В Изгое забурлил гнев и вырвался наружу угрожающим вибрирующим рыком. Он повалил Конченного, толкнув его сильными лапами оземь, и яростно впился длинными клыками в подставленный по неосторожности бок. Сцепившись намертво, они с рычанием покатились клубком по траве, пытаясь друг друга растерзать.
Каждый боролся за право быть победителем.
Каждый отчаянно боролся за свою жизнь, хрипя и кромсая чужую плоть, превращая её в кровавые лоскуты.
Едва ощутимый хлопок в отдалении заставил их отскочить друг от друга, как будто между ними пропустили ток. Небо взорвалось красной вспышкой.
Изгой, раздувая широкие ноздри, отчетливо почуял характерный запах пороха.
Видимо Конченный это тоже почувствовал. Он в беспокойстве повел остроконечными ушами и недовольно фыркнул, переступая израненными лапами по хвойным иголкам.
Изгой застыл, как изваяние, угрожающе низко рыча, прижимая уши к голове.
Они, липкие от крови, грязные от земляной пыли смотрели друг другу в глаза, полные ненависти и жажды убивать. Но звук хлопка и запах пороха был видно знаком им обоим.
Развернув корпус, отчего Изгой смог узреть несколько глубоких царапин на спине и боку, Конченный, поскуливая и прихрамывая на задние лапы, потрусил в кусты боярышника.

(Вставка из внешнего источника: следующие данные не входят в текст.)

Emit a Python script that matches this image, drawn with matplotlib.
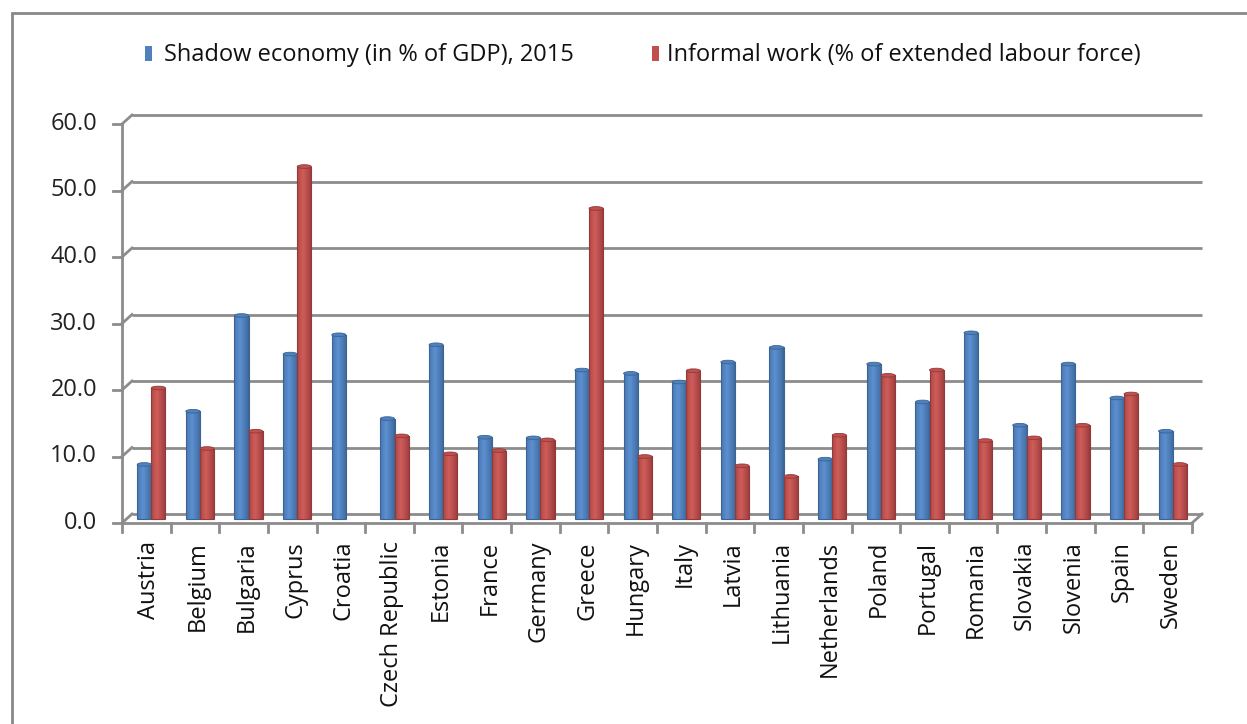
import matplotlib
matplotlib.use("Agg")
import matplotlib.pyplot as plt
import matplotlib.transforms as mtransforms
from matplotlib.patches import Rectangle, Ellipse
from matplotlib.colors import to_rgb
import numpy as np

countries = ["Austria", "Belgium", "Bulgaria", "Cyprus", "Croatia", "Czech Republic",
             "Estonia", "France", "Germany", "Greece", "Hungary", "Italy", "Latvia",
             "Lithuania", "Netherlands", "Poland", "Portugal", "Romania", "Slovakia",
             "Slovenia", "Spain", "Sweden"]
shadow = [8.2, 16.2, 30.6, 24.8, 27.7, 15.1, 26.2, 12.3, 12.2, 22.4, 21.9, 20.6,
          23.6, 25.8, 9.0, 23.3, 17.6, 28.0, 14.1, 23.3, 18.2, 13.2]
informal = [19.7, 10.6, 13.2, 53.0, 0.0, 12.5, 9.8, 10.3, 11.9, 46.7, 9.4, 22.3,
            8.0, 6.4, 12.6, 21.6, 22.4, 11.8, 12.2, 14.1, 18.8, 8.2]
yticks = [0, 10, 20, 30, 40, 50, 60]
legend_labels = ["Shadow economy (in % of GDP), 2015", "Informal work (% of extended labour force)"]

W, H = 1247, 724
DPI = 100
fig = plt.figure(figsize=(W / DPI, H / DPI), dpi=DPI)
plt.rcParams['font.family'] = ['Open Sans', 'DejaVu Sans']
FS = 17

def fx(px):
    return px / W

def fy(py):
    return 1 - py / H

# axes: front plane, x 122..1192, y 523 (0) .. 124 (60)
ax = fig.add_axes([fx(122), fy(523), fx(1192) - fx(122), fy(124) - fy(523)])
ax.axis("off")

grid_col = "#8c8c8c"
back = ax.transData + mtransforms.ScaledTranslation(10 / DPI, 9 / DPI, fig.dpi_scale_trans)
mid = ax.transData + mtransforms.ScaledTranslation(5 / DPI, 4 / DPI, fig.dpi_scale_trans)

n = len(countries)
x0, x1 = -0.5, n - 0.5
xs = np.arange(n)
bw = 0.29


def cylinder(ax, xc, val, base_col, dark_col, light_col):
    if val <= 0:
        return
    xl, xr = xc - bw / 2, xc + bw / 2
    t = np.linspace(0, 1, 64)
    prof = np.clip(1 - np.abs(t - 0.4) / 0.6, 0, 1) ** 0.8
    dark = np.array(to_rgb(dark_col))
    light = np.array(to_rgb(light_col))
    img = dark[None, :] + (light - dark)[None, :] * prof[:, None]
    img = img[None, :, :]
    rect = Rectangle((xl, 0), bw, val, transform=mid, facecolor="none", edgecolor="none")
    ax.add_patch(rect)
    im = ax.imshow(img, extent=[xl, xr, 0, val], aspect="auto", transform=mid,
                   interpolation="bilinear", zorder=3)
    im.set_clip_path(rect)
    ax.add_patch(Rectangle((xl, 0), bw, val, transform=mid, facecolor="none",
                           edgecolor=dark_col, lw=0.8, zorder=4))
    ax.add_patch(Ellipse((xc, val), bw, 0.55, transform=mid, facecolor=base_col,
                         edgecolor=dark_col, lw=0.6, zorder=5))


blue, blue_d, blue_l = "#4F81BD", "#3A6496", "#5C90D0"
red, red_d, red_l = "#C0504D", "#93393A", "#D05C58"
for i in range(n):
    cylinder(ax, xs[i] - 0.145, shadow[i], blue, blue_d, blue_l)
    cylinder(ax, xs[i] + 0.145, informal[i], red, red_d, red_l)

ax.set_xlim(x0, x1)
ax.set_ylim(0, 60)

for v in yticks:
    ax.plot([x0, x1], [v, v], color=grid_col, lw=2.0, transform=back, zorder=1,
            solid_capstyle="butt", clip_on=False)
    p_front = ax.transData.transform((x0, v))
    p_back = back.transform((x0, v))
    fig.lines.append(plt.Line2D([p_front[0] / W, p_back[0] / W], [p_front[1] / H, p_back[1] / H],
                                transform=fig.transFigure, color=grid_col, lw=2.0))
    fig.lines.append(plt.Line2D([(p_front[0] - 9) / W, p_front[0] / W], [p_front[1] / H, p_front[1] / H],
                                transform=fig.transFigure, color=grid_col, lw=2.0))
    ax.text(x0, v, f"{v:.1f}",
            transform=ax.transData + mtransforms.ScaledTranslation(-25 / DPI, 0, fig.dpi_scale_trans),
            ha="right", va="center", fontsize=FS, color="#222222")

# right floor diagonal
pf = ax.transData.transform((x1, 0))
pb = back.transform((x1, 0))
fig.lines.append(plt.Line2D([pf[0] / W, pb[0] / W], [pf[1] / H, pb[1] / H],
                            transform=fig.transFigure, color=grid_col, lw=2.0))

# front axes
ax.plot([x0, x0], [0, 60], color=grid_col, lw=2.0, zorder=6, clip_on=False)
ax.plot([x0, x1], [0, 0], color=grid_col, lw=2.0, zorder=6, clip_on=False)
for i in range(n + 1):
    p = ax.transData.transform((i - 0.5, 0))
    fig.lines.append(plt.Line2D([p[0] / W, p[0] / W], [p[1] / H, (p[1] - 9) / H],
                                transform=fig.transFigure, color=grid_col, lw=2.0))

# category labels
for i, c in enumerate(countries):
    ax.text(i, 0, c, rotation=90, ha="center", va="top", fontsize=FS, color="#111111",
            transform=ax.transData + mtransforms.ScaledTranslation(3 / DPI, -18 / DPI, fig.dpi_scale_trans))

# legend
fig.patches.append(Rectangle((fx(145), fy(61)), 7 / W, 15 / H, transform=fig.transFigure,
                             facecolor=blue, edgecolor="none"))
fig.text(fx(164), fy(55), legend_labels[0], ha="left", va="center", fontsize=FS, color="#111111")
fig.patches.append(Rectangle((fx(652), fy(61)), 7 / W, 15 / H, transform=fig.transFigure,
                             facecolor=red, edgecolor="none"))
fig.text(fx(667), fy(55), legend_labels[1], ha="left", va="center", fontsize=FS, color="#111111")

# outer border
fig.patches.append(Rectangle((fx(12), fy(740)), (W + 20) / W, (740 - 13) / H, transform=fig.transFigure,
                             facecolor="none", edgecolor="#888888", lw=2.0))

fig.savefig("out.png", dpi=DPI)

...Парень остановился лишь на мгновение, перевести дух: привалился спиной к шероховатой коре величественного дуба, стиснул зубы и застонал; между пальцами теплой струёй текла кровь, растворяя в воздухе сладкий аромат металла, боль волнами прокатывалась по телу, которое ослабевало всё больше, что было крайне нежелательно в его положении.
Во рту было муторно, к горлу подступала тошнота. Благодаря острому слуху он мог отслеживать грубые низкие голоса, следующие за ним по пятам. Звуки разговоров, перешептываний принадлежали мужчинам и осязались, словно люди находились совсем рядом, но все же между ними было короткое расстояние – приблизительно пятьдесят метров, или около того. Достаточное расстояние для того, чтобы держаться от них подальше.
Люди никогда не вторгались в его лес.
Никто не имел права пересекать условную границу между Миром и Лесом. Нарушить запрет – значит разрушить Договор, существовавший веками.
В какой-то момент парня залихорадило так, что клацнули зубы.
Он подавил стон и упал на колени, прижав еще крепче ладонь к окровавленному боку. Крепко зажмурив глаза, он попытался совладать с болью и гневом.
На мгновение его накрыла паника, острый страх за беззащитных жителей Леса. Покой его владений оказался нарушен незваными гостями, кто-то за это определенно должен поплатиться. Вот только бы добраться до убежища и зализать полученные раны.